Wird das Trennungsjahr durch einen Versöhnungsversuch unterbrochen?

Das Gesetz will den getrennt lebenden Ehepartnern die Chance auf eine Versöhnung ermöglichen. Sie können während des Getrenntlebens versuchen wieder zusammen zu kommen, ohne befürchten zu müssen, die laufende Frist des Trennungsjahres zu unterbrechen (§ 1567 II BGB). Maßgeblich kommt es darauf an, die häusliche Gemeinschaft wiederherzustellen. Ein gemeinsamer Urlaub oder regelmäßiger Geschlechtsverkehr genügen dafür nicht.

Versöhnungsversuch bis drei Monate

Der Zeitraum für einen Versöhnungsversuch ist beschränkt. Spätestens nach drei Monaten Zusammenleben vermutet die Rechtsprechung, dass der Trennungswunsch nicht mehr besteht. Scheitert der Versöhnungsversuch, verlängert der Zeitraum der Versöhnung die Trennungsfrist nicht. Es ist so, als ob die Partner nicht wieder zusammen gelebt hätten.

Scheidung ohne Trennungsjahr

In Härtefällen, etwa bei Alkoholismus, physischer und psychischer Gewalt zwischen den Eheleuten oder bestimmten Fällen von Untreue kann in Ausnahmefällen auch eine Scheidung ohne Trennungsjahr durchgeführt werden.

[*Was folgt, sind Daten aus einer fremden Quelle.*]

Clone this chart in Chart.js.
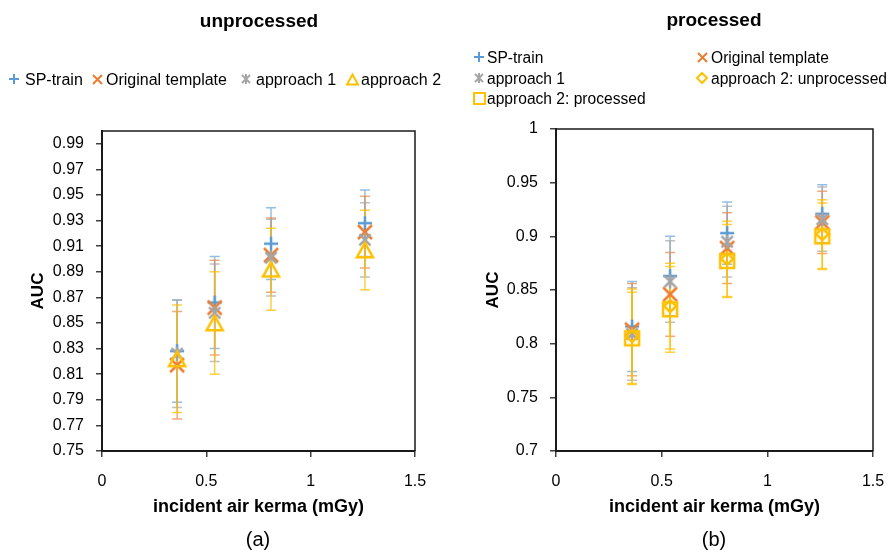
<!DOCTYPE html>
<html><head><meta charset="utf-8">
<script src="https://cdn.jsdelivr.net/npm/chart.js@4.4.1/dist/chart.umd.min.js"></script>
<style>
html,body{margin:0;padding:0;background:#fff;}
#wrap{position:relative;width:888px;height:554px;overflow:hidden;background:#fff;}
#wrap canvas{position:absolute;top:0;}
</style>
</head><body>
<div id="wrap">
<canvas id="c1" width="444" height="554" style="left:0px"></canvas>
<canvas id="c2" width="444" height="554" style="left:444px"></canvas>
</div>
<script>
// ---------------- DATA ----------------
const doseX = [0.36, 0.54, 0.81, 1.26];
const xTickValues = [0, 0.5, 1, 1.5];
const leftYTicks = [0.75, 0.77, 0.79, 0.81, 0.83, 0.85, 0.87, 0.89, 0.91, 0.93, 0.95, 0.97, 0.99];
const rightYTicks = [0.7, 0.75, 0.8, 0.85, 0.9, 0.95, 1];

// (a) unprocessed
const leftTitle = 'unprocessed';
const leftNames = ['SP-train', 'Original template', 'approach 1', 'approach 2'];
const uSPtrain = [0.828, 0.866, 0.912, 0.928];
const uSPtrainErr = [0.040, 0.036, 0.028, 0.026];
const uOriginal = [0.817, 0.862, 0.903, 0.921];
const uOriginalErr = [0.042, 0.037, 0.029, 0.028];
const uApproach1 = [0.826, 0.858, 0.901, 0.915];
const uApproach1Err = [0.042, 0.038, 0.030, 0.029];
const uApproach2 = [0.822, 0.850, 0.892, 0.907];
const uApproach2Err = [0.042, 0.040, 0.032, 0.031];

// (b) processed
const rightTitle = 'processed';
const rightNames = ['SP-train', 'Original template', 'approach 1', 'approach 2: unprocessed', 'approach 2: processed'];
const pSPtrain = [0.816, 0.863, 0.903, 0.921];
const pSPtrainErr = [0.042, 0.037, 0.029, 0.027];
const pOriginal = [0.813, 0.846, 0.889, 0.913];
const pOriginalErr = [0.043, 0.039, 0.033, 0.029];
const pApproach1 = [0.809, 0.858, 0.895, 0.916];
const pApproach1Err = [0.043, 0.038, 0.033, 0.030];
const pApproach2Unproc = [0.807, 0.835, 0.879, 0.902];
const pApproach2UnprocErr = [0.044, 0.040, 0.035, 0.032];
const pApproach2Proc = [0.805, 0.832, 0.877, 0.900];
const pApproach2ProcErr = [0.043, 0.040, 0.034, 0.031];

const xAxisTitle = 'incident air kerma (mGy)';
const yAxisTitle = 'AUC';

// ---------------- STYLE ----------------
const FONT = '"Liberation Sans", Arial, sans-serif';
const BLUE = '#5B9BD5', ORANGE = '#ED7D31', GRAY = '#A5A5A5', YELLOW = '#FFC000';
const BLUE_E = 'rgba(91,155,213,0.65)', ORANGE_E = 'rgba(237,125,49,0.65)', GRAY_E = 'rgba(165,165,165,0.7)', YELLOW_E = 'rgba(255,192,0,0.75)';

function mk(type, color, s, lw) {
  const pad = Math.ceil(lw) + 1;
  const n = s + 2 * pad;
  const c = document.createElement('canvas');
  c.width = n; c.height = n;
  const g = c.getContext('2d');
  g.strokeStyle = color; g.lineWidth = lw; g.lineJoin = 'miter';
  const m = n / 2, r = s / 2;
  g.beginPath();
  if (type === 'plus') {
    g.moveTo(m - r, m); g.lineTo(m + r, m); g.moveTo(m, m - r); g.lineTo(m, m + r);
  } else if (type === 'x') {
    g.moveTo(m - r, m - r); g.lineTo(m + r, m + r); g.moveTo(m + r, m - r); g.lineTo(m - r, m + r);
  } else if (type === 'ast') {
    const q = r * 0.8;
    g.moveTo(m - q, m - q); g.lineTo(m + q, m + q); g.moveTo(m + q, m - q); g.lineTo(m - q, m + q);
    g.moveTo(m, m - r); g.lineTo(m, m + r);
  } else if (type === 'tri') {
    const h = s * 0.9;
    g.moveTo(m, m - h / 2); g.lineTo(m + r, m + h / 2); g.lineTo(m - r, m + h / 2); g.closePath();
  } else if (type === 'diamond') {
    g.moveTo(m, m - r); g.lineTo(m + r, m); g.lineTo(m, m + r); g.lineTo(m - r, m); g.closePath();
  } else if (type === 'square') {
    g.rect(m - r, m - r, s, s);
  }
  g.stroke();
  return c;
}

const markers = {
  plus: mk('plus', BLUE, 14, 2.5), x: mk('x', ORANGE, 14, 2.5), ast: mk('ast', GRAY, 14, 2.5),
  tri: mk('tri', YELLOW, 16, 2.5), diamond: mk('diamond', YELLOW, 12, 2.5), square: mk('square', YELLOW, 14, 2.5)
};
const legendMarkers = {
  plus: mk('plus', BLUE, 10, 2), x: mk('x', ORANGE, 9, 2), ast: mk('ast', GRAY, 10, 2),
  tri: mk('tri', YELLOW, 11, 2), diamond: mk('diamond', YELLOW, 10, 2), square: mk('square', YELLOW, 11, 2)
};

// ---------------- PLUGINS ----------------
const errorBarPlugin = {
  id: 'errorBars',
  beforeDatasetsDraw(chart) {
    const ctx = chart.ctx, xs = chart.scales.x, ys = chart.scales.y;
    chart.data.datasets.forEach(ds => {
      ctx.save();
      ctx.strokeStyle = ds.errColor; ctx.lineWidth = 1.5;
      ds.data.forEach((p, j) => {
        const e = ds.errors[j];
        const x = xs.getPixelForValue(p.x);
        const yt = ys.getPixelForValue(p.y + e), yb = ys.getPixelForValue(p.y - e);
        ctx.beginPath();
        ctx.moveTo(x, yt); ctx.lineTo(x, yb);
        ctx.moveTo(x - 5, yt); ctx.lineTo(x + 5, yt);
        ctx.moveTo(x - 5, yb); ctx.lineTo(x + 5, yb);
        ctx.stroke();
      });
      ctx.restore();
    });
  }
};

const decorPlugin = {
  id: 'decor',
  beforeDatasetsDraw(chart, args, o) {
    const ctx = chart.ctx, a = chart.chartArea;
    ctx.save();
    ctx.strokeStyle = '#1a1a1a'; ctx.lineWidth = 1.5;
    ctx.beginPath();
    ctx.moveTo(a.left, a.top); ctx.lineTo(a.right, a.top); ctx.lineTo(a.right, a.bottom);
    ctx.stroke();
    ctx.restore();
  },
  afterDraw(chart, args, o) {
    const ctx = chart.ctx;
    ctx.save();
    ctx.fillStyle = '#000';
    ctx.textAlign = 'center'; ctx.textBaseline = 'alphabetic';
    ctx.font = 'bold 19px ' + FONT;
    ctx.fillText(o.title, o.titleX, o.titleY);
    ctx.font = '20px ' + FONT;
    ctx.fillText(o.caption, o.captionX, o.captionY);
    ctx.textAlign = 'left';
    ctx.font = o.legendFontSize + 'px ' + FONT;
    o.legend.forEach(it => {
      const m = legendMarkers[it.marker];
      ctx.drawImage(m, Math.round(it.mx - m.width / 2), Math.round(it.my - m.height / 2));
      ctx.fillText(it.text, it.tx, it.my + 5.5);
    });
    ctx.restore();
  }
};

function build(id, cfg) {
  const n = cfg.series.length;
  const datasets = cfg.series.map((s, i) => ({
    label: s.name,
    data: doseX.map((x, j) => ({ x: x, y: s.values[j] })),
    errors: s.errors,
    errColor: s.errColor,
    pointStyle: markers[s.marker],
    pointRadius: 8,
    showLine: false,
    order: n - i
  }));
  const tickFont = { family: FONT, size: 16 };
  return new Chart(document.getElementById(id), {
    type: 'scatter',
    data: { datasets },
    options: {
      responsive: false, animation: false, devicePixelRatio: 1,
      layout: { padding: cfg.padding },
      plugins: {
        legend: { display: false }, tooltip: { enabled: false }, title: { display: false },
        decor: cfg.decor
      },
      scales: {
        x: {
          type: 'linear', min: 0, max: 1.5,
          afterBuildTicks: sc => { sc.ticks = xTickValues.map(v => ({ value: v })); },
          afterFit: sc => { sc.height = cfg.xHeight; sc.paddingLeft = 0; sc.paddingRight = 0; },
          ticks: { autoSkip: false, maxRotation: 0, padding: 15, font: tickFont, color: '#000', callback: v => String(v) },
          grid: { drawOnChartArea: false, drawTicks: true, tickLength: 6, color: '#404040', lineWidth: 1.5 },
          border: { display: true, color: '#1a1a1a', width: 2 },
          title: { display: true, text: xAxisTitle, color: '#000', font: { family: FONT, size: 18, weight: 'bold' }, padding: { top: 4, bottom: 4 } }
        },
        y: {
          type: 'linear', min: cfg.yMin, max: cfg.yMax,
          afterBuildTicks: sc => { sc.ticks = cfg.yTicks.map(v => ({ value: v })); },
          afterFit: sc => { sc.width = cfg.yWidth; sc.paddingTop = 0; sc.paddingBottom = 0; },
          ticks: { autoSkip: false, padding: 12, font: tickFont, color: '#000', callback: v => String(v) },
          grid: { drawOnChartArea: false, drawTicks: true, tickLength: 6, color: '#404040', lineWidth: 1.5 },
          border: { display: true, color: '#1a1a1a', width: 2 },
          title: { display: true, text: yAxisTitle, color: '#000', font: { family: FONT, size: 17, weight: 'bold' }, padding: { top: 4, bottom: 4 } }
        }
      }
    },
    plugins: [errorBarPlugin, decorPlugin]
  });
}

build('c1', {
  series: [
    { name: leftNames[0], values: uSPtrain, errors: uSPtrainErr, marker: 'plus', errColor: BLUE_E },
    { name: leftNames[1], values: uOriginal, errors: uOriginalErr, marker: 'x', errColor: ORANGE_E },
    { name: leftNames[2], values: uApproach1, errors: uApproach1Err, marker: 'ast', errColor: GRAY_E },
    { name: leftNames[3], values: uApproach2, errors: uApproach2Err, marker: 'tri', errColor: YELLOW_E }
  ],
  yMin: 0.75, yMax: 1.0, yTicks: leftYTicks,
  padding: { top: 131, right: 29, left: 24, bottom: 32 },
  yWidth: 78, xHeight: 71,
  decor: {
    title: leftTitle, titleX: 259, titleY: 27,
    caption: '(a)', captionX: 258, captionY: 546,
    legendFontSize: 16,
    legend: [
      { marker: 'plus', mx: 14, my: 79, tx: 25, text: leftNames[0] },
      { marker: 'x', mx: 97, my: 79, tx: 106, text: leftNames[1] },
      { marker: 'ast', mx: 246, my: 79, tx: 256, text: leftNames[2] },
      { marker: 'tri', mx: 352, my: 79, tx: 361, text: leftNames[3] }
    ]
  }
});

build('c2', {
  series: [
    { name: rightNames[0], values: pSPtrain, errors: pSPtrainErr, marker: 'plus', errColor: BLUE_E },
    { name: rightNames[1], values: pOriginal, errors: pOriginalErr, marker: 'x', errColor: ORANGE_E },
    { name: rightNames[2], values: pApproach1, errors: pApproach1Err, marker: 'ast', errColor: GRAY_E },
    { name: rightNames[3], values: pApproach2Unproc, errors: pApproach2UnprocErr, marker: 'diamond', errColor: YELLOW_E },
    { name: rightNames[4], values: pApproach2Proc, errors: pApproach2ProcErr, marker: 'square', errColor: YELLOW_E }
  ],
  yMin: 0.7, yMax: 1.0, yTicks: rightYTicks,
  padding: { top: 129, right: 15, left: 35, bottom: 32 },
  yWidth: 77, xHeight: 71,
  decor: {
    title: rightTitle, titleX: 270, titleY: 26,
    caption: '(b)', captionX: 270, captionY: 546,
    legendFontSize: 15.6,
    legend: [
      { marker: 'plus', mx: 35, my: 57, tx: 43, text: rightNames[0] },
      { marker: 'x', mx: 258, my: 57, tx: 267, text: rightNames[1] },
      { marker: 'ast', mx: 35, my: 78, tx: 43, text: rightNames[2] },
      { marker: 'diamond', mx: 258, my: 78, tx: 267, text: rightNames[3] },
      { marker: 'square', mx: 35, my: 98, tx: 43, text: rightNames[4] }
    ]
  }
});
</script>
</body></html>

Lesen Sie mehr zur Härtefallscheidung.

Wie läuft das Trennungsjahr ab?

Nachdem mind. einer der Eheleute den Trennungswunsch geäußert und beide eine Trennung des gemeinschaftlichen Haushalts veranlasst haben, beginnt das Trennungsjahr. In dieser Zeit leben die Ehegatten in voneinander getrennten Haushalten, auch wenn beide noch im selben Haus leben. Die Scheidung kann kurz vor Ablauf des Trennungsjahres eingereicht werden.

Wie wird das Trennungsjahr nachgewiesen?

Stimmen beide Ehegatten der Scheidung zu, wird die Einhaltung des Trennungsjahres nicht weiter geprüft. Das Gericht verlässt sich auf die übereinstimmenden Aussagen des Noch-Ehepaares und beginnt daraufhin mit dem Scheidungsverfahren. Will sich nur ein Ehepartner gegen den Willen des Partners trennen, muss er den Trennungstermin im Scheidungsantrag nachweisen.

Wann muss das Trennungsjahr nicht eingehalten werden?

In Härtefällen, wie etwa bei Gewalt in der Ehe, muss das Trennungsjahr nicht eingehalten werden.